WORK TO DO> Please print the lines between the one with "Write the React, TypeScript" and the one with "import * as", both ends included, exactly as written, with no pictures.

(Code that draws figures)

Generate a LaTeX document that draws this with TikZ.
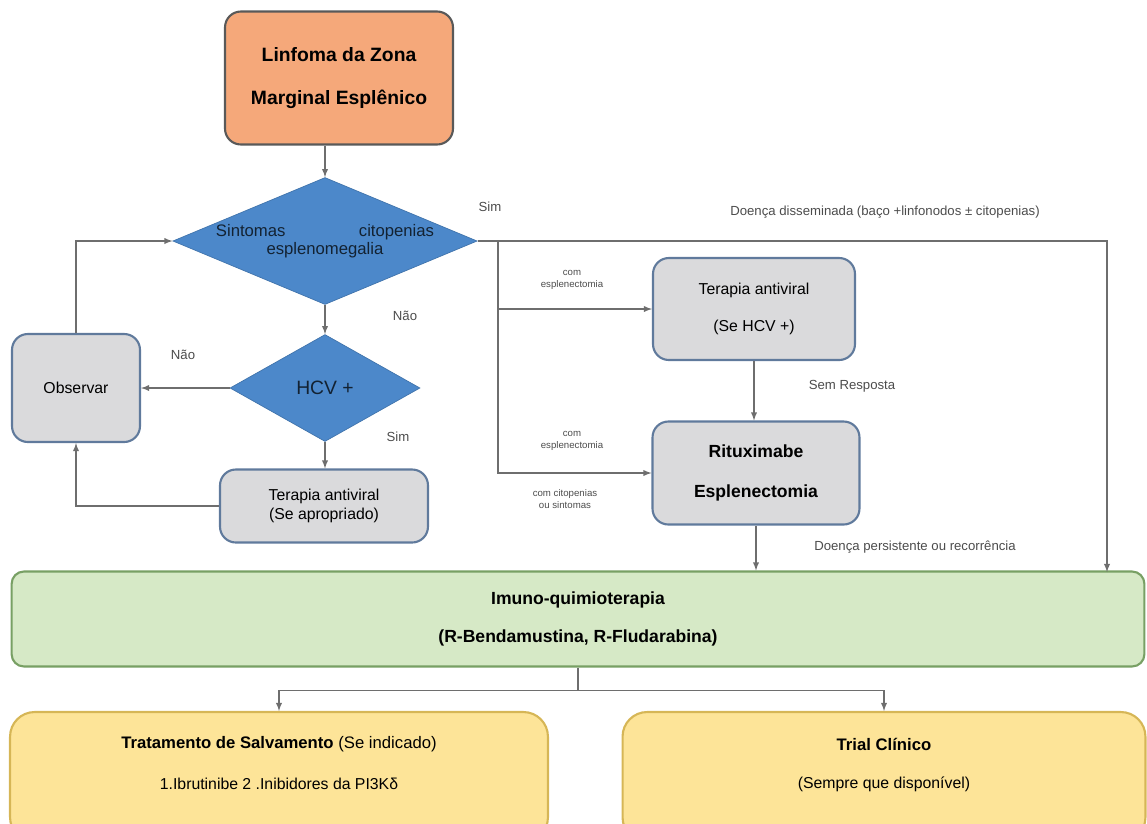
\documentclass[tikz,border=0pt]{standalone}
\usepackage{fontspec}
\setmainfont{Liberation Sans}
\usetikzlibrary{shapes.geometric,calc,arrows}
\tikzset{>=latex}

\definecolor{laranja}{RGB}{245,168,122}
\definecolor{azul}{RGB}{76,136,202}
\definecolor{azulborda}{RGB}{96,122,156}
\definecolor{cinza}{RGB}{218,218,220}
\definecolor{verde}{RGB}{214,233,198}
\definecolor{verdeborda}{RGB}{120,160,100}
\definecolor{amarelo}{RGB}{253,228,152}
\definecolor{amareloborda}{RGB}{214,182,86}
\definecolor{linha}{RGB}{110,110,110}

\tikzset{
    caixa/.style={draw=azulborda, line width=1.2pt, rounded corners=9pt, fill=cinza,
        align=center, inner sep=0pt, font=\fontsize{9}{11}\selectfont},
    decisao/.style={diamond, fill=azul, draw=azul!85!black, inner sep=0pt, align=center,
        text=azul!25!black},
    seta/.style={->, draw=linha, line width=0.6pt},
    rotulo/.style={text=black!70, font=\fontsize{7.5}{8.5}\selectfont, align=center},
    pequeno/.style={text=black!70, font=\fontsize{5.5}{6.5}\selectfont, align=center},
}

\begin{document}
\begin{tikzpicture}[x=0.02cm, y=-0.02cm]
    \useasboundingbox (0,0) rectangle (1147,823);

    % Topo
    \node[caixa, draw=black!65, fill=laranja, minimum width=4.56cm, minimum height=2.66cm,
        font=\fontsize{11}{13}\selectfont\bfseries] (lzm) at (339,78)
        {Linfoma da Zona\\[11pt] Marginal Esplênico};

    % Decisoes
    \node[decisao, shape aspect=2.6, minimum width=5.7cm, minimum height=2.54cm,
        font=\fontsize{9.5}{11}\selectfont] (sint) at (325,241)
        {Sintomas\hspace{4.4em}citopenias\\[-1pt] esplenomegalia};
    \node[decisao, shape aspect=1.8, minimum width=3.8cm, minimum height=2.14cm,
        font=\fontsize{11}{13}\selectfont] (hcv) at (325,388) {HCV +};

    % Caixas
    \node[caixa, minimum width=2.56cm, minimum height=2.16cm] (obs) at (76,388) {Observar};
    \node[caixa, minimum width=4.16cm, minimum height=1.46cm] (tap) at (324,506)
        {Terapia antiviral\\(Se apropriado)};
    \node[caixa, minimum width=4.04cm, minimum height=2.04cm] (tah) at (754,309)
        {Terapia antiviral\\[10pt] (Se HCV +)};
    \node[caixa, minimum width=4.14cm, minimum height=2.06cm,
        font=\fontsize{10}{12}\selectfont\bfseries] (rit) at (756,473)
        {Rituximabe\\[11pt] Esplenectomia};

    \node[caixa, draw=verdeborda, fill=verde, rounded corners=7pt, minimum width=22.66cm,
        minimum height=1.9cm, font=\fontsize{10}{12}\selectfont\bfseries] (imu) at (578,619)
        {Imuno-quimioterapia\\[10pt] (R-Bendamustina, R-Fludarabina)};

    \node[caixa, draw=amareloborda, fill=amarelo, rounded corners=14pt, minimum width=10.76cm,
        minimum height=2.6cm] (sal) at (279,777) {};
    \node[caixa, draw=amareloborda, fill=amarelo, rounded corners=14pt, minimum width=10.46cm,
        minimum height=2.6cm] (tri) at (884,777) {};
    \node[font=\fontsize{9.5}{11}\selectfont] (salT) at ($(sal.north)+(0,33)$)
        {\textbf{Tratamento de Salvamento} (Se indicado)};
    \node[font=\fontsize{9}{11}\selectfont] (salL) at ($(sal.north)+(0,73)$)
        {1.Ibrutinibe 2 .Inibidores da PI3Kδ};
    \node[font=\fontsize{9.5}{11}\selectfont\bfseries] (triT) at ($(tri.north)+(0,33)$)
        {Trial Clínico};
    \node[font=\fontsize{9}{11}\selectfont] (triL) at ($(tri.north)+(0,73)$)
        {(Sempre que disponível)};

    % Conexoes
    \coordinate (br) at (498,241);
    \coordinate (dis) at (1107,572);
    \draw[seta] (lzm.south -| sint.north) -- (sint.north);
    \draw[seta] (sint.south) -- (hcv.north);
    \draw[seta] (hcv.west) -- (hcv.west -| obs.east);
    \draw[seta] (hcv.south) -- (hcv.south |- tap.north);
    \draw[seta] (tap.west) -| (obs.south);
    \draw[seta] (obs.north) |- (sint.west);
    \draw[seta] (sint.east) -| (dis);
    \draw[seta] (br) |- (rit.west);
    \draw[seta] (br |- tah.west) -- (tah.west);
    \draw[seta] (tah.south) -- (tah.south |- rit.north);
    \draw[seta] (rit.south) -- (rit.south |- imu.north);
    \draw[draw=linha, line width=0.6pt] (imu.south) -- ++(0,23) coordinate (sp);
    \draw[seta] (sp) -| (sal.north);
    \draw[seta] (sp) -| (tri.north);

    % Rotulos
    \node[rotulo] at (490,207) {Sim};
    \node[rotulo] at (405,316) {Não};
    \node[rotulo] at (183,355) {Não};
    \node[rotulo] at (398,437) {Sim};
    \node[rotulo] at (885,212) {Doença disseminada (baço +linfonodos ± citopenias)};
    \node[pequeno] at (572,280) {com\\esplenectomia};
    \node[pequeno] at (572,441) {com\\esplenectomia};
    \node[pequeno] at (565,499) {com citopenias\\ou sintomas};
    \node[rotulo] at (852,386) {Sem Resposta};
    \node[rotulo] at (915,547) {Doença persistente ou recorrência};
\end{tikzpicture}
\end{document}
--
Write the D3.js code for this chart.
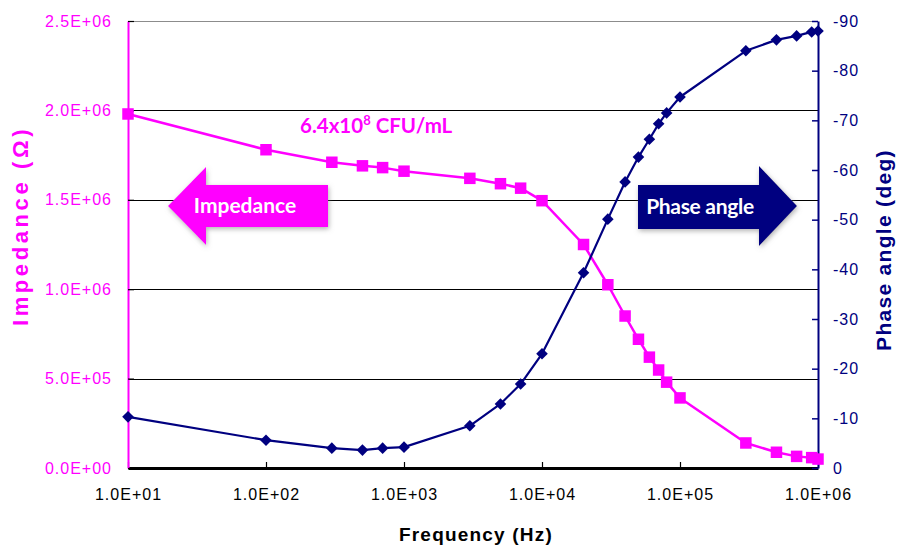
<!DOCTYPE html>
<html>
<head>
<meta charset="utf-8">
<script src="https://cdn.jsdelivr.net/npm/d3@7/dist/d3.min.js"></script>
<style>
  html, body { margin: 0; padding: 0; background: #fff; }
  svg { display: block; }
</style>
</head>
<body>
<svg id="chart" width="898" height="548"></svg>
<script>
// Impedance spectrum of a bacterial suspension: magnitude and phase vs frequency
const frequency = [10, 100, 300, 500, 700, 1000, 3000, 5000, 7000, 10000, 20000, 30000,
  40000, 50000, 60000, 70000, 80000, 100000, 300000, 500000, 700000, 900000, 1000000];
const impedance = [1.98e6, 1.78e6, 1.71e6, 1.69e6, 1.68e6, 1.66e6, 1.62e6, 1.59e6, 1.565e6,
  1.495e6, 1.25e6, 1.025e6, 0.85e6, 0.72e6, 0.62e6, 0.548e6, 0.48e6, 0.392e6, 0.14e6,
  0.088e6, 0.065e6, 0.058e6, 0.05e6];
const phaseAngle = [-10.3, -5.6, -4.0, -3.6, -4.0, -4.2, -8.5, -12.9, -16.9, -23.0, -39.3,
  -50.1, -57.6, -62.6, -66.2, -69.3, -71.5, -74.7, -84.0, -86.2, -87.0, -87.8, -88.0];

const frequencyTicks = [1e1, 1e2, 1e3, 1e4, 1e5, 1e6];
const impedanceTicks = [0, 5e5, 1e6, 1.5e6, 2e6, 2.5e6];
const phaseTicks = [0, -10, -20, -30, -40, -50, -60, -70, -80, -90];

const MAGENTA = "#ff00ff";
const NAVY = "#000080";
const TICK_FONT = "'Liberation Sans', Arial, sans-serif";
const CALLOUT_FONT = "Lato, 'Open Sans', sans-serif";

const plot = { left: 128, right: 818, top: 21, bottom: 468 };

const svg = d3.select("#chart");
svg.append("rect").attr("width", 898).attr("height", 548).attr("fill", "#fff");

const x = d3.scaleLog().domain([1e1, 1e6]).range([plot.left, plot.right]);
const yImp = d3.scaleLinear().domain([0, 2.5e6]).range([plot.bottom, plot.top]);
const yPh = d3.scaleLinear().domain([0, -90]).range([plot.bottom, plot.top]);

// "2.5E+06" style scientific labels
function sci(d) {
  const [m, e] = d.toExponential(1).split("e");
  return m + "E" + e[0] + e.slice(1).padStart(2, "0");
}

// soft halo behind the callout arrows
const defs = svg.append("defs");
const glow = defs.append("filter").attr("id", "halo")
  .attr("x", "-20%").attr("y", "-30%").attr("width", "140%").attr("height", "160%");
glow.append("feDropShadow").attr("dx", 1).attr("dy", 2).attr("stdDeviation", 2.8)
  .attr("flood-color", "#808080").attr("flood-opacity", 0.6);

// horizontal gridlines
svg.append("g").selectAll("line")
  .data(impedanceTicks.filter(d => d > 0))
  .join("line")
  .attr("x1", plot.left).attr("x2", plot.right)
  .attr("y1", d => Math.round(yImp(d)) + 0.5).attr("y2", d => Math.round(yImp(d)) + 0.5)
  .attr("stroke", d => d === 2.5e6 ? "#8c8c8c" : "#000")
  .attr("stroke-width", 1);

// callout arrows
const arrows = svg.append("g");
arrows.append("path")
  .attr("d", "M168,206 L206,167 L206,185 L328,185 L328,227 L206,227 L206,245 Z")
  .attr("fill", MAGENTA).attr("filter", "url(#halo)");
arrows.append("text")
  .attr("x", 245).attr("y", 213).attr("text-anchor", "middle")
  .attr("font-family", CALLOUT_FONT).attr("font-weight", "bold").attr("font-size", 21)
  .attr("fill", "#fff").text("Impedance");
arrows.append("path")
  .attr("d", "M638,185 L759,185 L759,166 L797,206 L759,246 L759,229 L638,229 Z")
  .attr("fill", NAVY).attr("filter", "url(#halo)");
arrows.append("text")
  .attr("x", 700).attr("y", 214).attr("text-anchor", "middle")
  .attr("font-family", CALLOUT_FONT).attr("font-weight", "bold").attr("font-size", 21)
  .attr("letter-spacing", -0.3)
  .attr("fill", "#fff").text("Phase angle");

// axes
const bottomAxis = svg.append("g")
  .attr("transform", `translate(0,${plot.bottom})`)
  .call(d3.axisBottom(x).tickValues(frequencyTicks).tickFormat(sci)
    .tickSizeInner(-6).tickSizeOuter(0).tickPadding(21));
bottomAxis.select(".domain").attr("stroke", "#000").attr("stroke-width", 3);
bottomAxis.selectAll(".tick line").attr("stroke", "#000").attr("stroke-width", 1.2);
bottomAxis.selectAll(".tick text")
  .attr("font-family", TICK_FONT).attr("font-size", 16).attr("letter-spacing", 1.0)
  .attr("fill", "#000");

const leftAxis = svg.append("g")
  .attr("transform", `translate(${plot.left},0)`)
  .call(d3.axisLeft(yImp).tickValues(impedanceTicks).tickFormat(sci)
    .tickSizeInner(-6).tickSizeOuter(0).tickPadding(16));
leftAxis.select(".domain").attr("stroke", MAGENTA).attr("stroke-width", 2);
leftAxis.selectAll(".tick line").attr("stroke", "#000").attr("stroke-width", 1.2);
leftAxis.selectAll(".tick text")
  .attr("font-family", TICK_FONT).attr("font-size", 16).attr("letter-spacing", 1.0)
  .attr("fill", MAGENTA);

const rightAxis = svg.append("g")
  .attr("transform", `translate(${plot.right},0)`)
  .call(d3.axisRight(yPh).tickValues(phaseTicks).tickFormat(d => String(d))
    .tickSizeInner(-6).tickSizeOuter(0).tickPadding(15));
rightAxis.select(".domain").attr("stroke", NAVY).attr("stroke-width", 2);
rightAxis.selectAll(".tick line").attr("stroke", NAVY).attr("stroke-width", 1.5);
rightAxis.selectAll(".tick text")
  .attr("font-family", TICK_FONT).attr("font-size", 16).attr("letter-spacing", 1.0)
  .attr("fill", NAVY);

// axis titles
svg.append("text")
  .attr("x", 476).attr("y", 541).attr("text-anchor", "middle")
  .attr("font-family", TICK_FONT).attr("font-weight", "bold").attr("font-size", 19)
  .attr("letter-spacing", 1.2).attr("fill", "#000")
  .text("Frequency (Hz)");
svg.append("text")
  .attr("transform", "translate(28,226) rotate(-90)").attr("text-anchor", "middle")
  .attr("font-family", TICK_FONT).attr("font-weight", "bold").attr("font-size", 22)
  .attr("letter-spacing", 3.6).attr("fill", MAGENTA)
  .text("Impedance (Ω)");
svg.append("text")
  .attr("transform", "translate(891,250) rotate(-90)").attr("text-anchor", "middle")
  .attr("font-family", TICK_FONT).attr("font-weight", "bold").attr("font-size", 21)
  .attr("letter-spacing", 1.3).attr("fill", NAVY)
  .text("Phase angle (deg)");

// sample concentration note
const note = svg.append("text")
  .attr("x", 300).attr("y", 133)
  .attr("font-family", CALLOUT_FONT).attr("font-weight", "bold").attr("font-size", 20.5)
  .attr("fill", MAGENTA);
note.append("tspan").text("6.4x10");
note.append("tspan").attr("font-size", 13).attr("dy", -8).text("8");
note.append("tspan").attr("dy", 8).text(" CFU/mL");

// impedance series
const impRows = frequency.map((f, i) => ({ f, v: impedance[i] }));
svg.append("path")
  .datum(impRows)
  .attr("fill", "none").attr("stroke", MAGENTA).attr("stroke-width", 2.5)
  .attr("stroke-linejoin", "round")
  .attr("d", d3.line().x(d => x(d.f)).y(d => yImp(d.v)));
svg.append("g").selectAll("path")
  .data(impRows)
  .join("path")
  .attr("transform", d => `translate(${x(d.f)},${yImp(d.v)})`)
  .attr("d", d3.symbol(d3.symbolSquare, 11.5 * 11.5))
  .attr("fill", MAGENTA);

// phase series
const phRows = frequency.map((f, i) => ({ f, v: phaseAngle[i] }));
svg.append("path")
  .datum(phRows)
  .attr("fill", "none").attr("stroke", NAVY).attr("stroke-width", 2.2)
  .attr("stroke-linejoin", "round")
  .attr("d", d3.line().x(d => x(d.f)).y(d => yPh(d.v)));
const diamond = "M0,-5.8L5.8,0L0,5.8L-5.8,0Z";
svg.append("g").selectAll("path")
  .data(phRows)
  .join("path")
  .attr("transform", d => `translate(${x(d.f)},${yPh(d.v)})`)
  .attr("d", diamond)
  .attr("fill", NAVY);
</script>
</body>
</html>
--
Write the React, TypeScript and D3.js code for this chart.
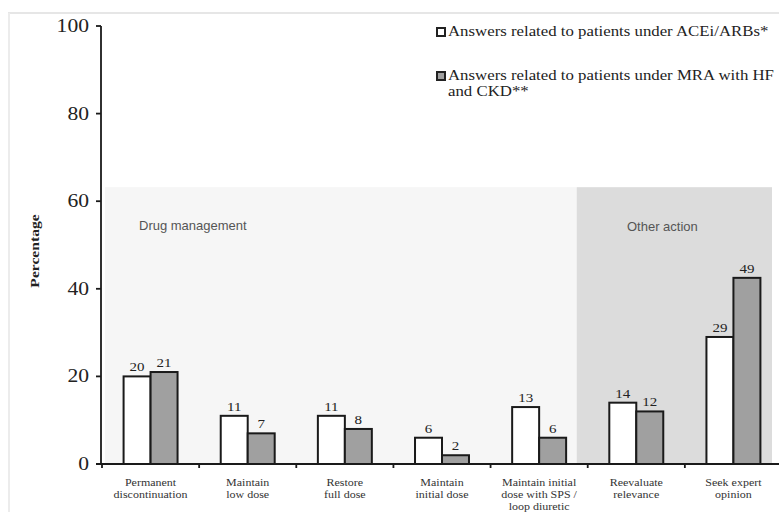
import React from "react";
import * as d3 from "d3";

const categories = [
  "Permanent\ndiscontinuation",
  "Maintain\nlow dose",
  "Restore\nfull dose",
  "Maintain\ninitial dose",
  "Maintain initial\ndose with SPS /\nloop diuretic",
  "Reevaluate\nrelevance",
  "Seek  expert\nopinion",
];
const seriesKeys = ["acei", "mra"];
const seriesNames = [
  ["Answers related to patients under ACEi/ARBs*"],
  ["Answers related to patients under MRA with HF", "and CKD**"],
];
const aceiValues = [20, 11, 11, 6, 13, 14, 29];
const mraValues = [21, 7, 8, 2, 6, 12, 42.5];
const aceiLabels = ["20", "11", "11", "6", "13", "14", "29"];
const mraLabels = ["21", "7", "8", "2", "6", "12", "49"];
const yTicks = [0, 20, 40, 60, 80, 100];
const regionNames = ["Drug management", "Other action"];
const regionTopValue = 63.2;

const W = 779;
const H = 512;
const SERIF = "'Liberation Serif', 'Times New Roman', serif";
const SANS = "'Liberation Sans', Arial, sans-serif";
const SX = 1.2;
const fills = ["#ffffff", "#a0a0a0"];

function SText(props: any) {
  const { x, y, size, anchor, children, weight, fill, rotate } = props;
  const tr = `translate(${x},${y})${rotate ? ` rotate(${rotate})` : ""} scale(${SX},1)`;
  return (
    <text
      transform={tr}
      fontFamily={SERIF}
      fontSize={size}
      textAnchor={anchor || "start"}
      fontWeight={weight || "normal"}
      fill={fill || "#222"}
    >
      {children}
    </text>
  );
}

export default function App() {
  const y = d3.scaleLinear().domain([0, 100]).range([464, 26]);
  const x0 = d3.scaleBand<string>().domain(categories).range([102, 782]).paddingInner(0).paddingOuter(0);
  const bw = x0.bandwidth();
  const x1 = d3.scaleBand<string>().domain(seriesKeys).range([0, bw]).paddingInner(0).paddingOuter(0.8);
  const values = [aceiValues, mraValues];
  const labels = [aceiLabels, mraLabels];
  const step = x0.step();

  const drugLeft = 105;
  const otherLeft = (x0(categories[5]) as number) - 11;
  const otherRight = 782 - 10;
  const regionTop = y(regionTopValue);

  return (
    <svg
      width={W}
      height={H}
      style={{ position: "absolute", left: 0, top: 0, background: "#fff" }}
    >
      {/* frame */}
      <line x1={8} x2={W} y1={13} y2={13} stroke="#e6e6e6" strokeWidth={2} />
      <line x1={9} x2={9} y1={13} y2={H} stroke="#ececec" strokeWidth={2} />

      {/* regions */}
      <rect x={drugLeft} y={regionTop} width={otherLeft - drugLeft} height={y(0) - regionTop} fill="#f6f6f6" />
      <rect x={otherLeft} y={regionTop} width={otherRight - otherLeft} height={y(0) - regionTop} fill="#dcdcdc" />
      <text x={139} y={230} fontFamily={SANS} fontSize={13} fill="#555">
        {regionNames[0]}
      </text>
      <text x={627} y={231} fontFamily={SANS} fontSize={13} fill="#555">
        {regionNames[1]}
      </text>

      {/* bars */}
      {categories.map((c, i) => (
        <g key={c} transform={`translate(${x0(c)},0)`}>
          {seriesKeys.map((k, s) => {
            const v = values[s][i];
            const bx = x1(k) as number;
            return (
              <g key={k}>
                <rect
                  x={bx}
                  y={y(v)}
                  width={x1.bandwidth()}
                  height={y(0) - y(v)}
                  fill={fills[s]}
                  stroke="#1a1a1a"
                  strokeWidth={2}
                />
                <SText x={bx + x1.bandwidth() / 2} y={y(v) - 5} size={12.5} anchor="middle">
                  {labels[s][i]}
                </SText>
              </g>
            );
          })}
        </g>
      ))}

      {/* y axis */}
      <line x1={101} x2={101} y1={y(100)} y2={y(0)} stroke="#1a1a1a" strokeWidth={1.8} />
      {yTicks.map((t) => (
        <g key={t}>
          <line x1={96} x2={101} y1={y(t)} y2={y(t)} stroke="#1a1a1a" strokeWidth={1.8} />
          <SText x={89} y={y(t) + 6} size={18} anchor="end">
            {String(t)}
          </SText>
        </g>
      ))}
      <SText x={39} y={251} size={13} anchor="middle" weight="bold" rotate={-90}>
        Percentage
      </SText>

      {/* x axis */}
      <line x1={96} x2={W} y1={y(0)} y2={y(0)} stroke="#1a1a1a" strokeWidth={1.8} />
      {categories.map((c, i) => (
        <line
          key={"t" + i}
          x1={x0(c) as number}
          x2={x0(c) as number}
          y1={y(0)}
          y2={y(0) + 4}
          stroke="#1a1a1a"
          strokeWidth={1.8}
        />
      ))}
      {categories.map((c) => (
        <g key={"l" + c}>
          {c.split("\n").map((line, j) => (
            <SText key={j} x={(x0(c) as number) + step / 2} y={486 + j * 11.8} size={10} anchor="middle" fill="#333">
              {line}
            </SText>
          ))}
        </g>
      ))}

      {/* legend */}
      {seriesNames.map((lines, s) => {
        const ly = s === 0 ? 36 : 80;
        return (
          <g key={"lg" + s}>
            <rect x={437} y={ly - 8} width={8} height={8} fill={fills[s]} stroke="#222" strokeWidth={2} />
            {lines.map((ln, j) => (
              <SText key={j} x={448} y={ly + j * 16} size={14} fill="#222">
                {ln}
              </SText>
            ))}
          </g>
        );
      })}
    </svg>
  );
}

REPLY TO THE EXERCISE>
Write the React, TypeScript and D3.js code for this chart.
import React from "react";
import * as d3 from "d3";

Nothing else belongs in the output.